Stated goal: Within the material below, locate the line with "Generate a Python" and the line with "ebn0 = np.arange(-5, 30.5, 0.5)", then return those two lines and all lines between them, exactly as written.

Code that draws figures
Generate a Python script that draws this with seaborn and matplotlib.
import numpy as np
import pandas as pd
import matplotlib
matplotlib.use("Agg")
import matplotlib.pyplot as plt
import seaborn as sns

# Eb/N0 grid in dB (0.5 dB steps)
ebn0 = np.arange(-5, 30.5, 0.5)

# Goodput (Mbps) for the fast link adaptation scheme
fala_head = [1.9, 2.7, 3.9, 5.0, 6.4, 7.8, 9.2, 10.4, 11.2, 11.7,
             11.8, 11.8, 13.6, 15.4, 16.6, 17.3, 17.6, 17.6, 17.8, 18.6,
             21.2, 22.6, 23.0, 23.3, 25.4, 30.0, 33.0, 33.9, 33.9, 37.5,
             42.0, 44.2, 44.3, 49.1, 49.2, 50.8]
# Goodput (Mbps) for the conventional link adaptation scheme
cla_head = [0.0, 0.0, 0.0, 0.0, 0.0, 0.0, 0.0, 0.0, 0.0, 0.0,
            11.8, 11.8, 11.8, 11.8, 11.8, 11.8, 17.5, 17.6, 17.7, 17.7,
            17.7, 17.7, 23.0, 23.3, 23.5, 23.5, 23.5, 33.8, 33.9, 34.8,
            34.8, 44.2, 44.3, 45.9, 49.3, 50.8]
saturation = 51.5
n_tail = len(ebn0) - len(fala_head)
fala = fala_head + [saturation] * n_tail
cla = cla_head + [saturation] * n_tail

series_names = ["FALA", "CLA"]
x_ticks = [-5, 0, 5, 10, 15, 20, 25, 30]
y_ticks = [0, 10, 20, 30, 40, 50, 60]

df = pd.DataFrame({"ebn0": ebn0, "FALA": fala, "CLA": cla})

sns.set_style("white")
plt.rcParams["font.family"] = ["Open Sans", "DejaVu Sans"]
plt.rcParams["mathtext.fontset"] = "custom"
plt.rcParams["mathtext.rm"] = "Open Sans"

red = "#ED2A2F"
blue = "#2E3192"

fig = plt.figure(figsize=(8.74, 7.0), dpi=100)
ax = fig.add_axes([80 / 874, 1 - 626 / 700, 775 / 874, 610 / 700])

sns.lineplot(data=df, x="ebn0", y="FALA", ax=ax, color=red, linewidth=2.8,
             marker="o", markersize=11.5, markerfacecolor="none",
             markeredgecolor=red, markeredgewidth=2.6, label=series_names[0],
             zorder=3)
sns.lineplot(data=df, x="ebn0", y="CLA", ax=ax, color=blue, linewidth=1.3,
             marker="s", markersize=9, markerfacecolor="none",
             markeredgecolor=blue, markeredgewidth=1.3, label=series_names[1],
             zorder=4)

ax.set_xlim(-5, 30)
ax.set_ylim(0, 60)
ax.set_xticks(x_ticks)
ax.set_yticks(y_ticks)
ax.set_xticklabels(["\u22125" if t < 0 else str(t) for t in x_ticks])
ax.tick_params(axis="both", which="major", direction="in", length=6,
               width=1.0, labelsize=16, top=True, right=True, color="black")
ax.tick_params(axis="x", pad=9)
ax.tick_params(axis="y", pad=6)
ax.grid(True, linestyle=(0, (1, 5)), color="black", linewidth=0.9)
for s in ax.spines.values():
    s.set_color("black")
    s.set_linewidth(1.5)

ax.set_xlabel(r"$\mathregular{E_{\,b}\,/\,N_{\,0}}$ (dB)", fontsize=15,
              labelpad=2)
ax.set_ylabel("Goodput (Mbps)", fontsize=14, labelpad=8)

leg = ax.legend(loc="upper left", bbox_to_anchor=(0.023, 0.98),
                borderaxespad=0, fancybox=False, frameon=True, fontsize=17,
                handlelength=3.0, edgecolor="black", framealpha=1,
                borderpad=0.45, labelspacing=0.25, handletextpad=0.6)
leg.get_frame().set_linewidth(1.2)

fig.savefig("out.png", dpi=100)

...

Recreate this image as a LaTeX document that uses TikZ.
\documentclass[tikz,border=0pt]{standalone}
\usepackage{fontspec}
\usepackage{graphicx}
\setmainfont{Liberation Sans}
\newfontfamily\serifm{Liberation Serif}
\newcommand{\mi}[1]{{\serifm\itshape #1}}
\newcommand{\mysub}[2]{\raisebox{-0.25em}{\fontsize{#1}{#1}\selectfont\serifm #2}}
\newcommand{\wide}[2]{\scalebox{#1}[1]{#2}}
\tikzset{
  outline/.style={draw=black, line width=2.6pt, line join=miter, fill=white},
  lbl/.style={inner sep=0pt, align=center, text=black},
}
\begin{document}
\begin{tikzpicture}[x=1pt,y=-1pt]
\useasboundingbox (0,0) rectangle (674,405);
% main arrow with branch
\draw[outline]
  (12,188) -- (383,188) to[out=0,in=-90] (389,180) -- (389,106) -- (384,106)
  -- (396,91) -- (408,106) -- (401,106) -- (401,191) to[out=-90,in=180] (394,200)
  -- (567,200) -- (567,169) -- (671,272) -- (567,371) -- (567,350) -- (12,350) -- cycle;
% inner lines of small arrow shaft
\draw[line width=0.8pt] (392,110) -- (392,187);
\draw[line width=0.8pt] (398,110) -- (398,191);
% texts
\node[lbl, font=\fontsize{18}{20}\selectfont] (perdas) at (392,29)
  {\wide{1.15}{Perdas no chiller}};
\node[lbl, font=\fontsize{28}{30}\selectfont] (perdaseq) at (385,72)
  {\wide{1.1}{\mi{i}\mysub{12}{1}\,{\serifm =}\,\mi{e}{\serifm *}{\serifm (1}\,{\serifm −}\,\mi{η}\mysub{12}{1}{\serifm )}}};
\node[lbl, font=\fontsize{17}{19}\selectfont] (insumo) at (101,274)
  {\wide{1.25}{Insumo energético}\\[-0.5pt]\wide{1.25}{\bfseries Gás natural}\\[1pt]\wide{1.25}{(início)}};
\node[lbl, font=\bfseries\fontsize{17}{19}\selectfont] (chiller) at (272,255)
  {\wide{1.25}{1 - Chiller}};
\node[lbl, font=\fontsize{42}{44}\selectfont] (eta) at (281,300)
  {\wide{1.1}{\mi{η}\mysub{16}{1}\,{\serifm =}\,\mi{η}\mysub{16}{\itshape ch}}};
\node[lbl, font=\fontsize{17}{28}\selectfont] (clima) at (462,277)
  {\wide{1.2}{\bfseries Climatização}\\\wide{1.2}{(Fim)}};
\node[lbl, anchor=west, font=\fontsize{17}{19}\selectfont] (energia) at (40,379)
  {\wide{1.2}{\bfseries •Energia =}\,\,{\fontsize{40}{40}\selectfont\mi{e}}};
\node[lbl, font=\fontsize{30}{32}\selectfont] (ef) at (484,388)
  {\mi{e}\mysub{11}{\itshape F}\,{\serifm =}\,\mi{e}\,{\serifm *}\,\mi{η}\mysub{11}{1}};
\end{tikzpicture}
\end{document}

In response:
Generate a Python script that draws this with seaborn and matplotlib.
import numpy as np
import pandas as pd
import matplotlib
matplotlib.use("Agg")
import matplotlib.pyplot as plt
import seaborn as sns

# Eb/N0 grid in dB (0.5 dB steps)
ebn0 = np.arange(-5, 30.5, 0.5)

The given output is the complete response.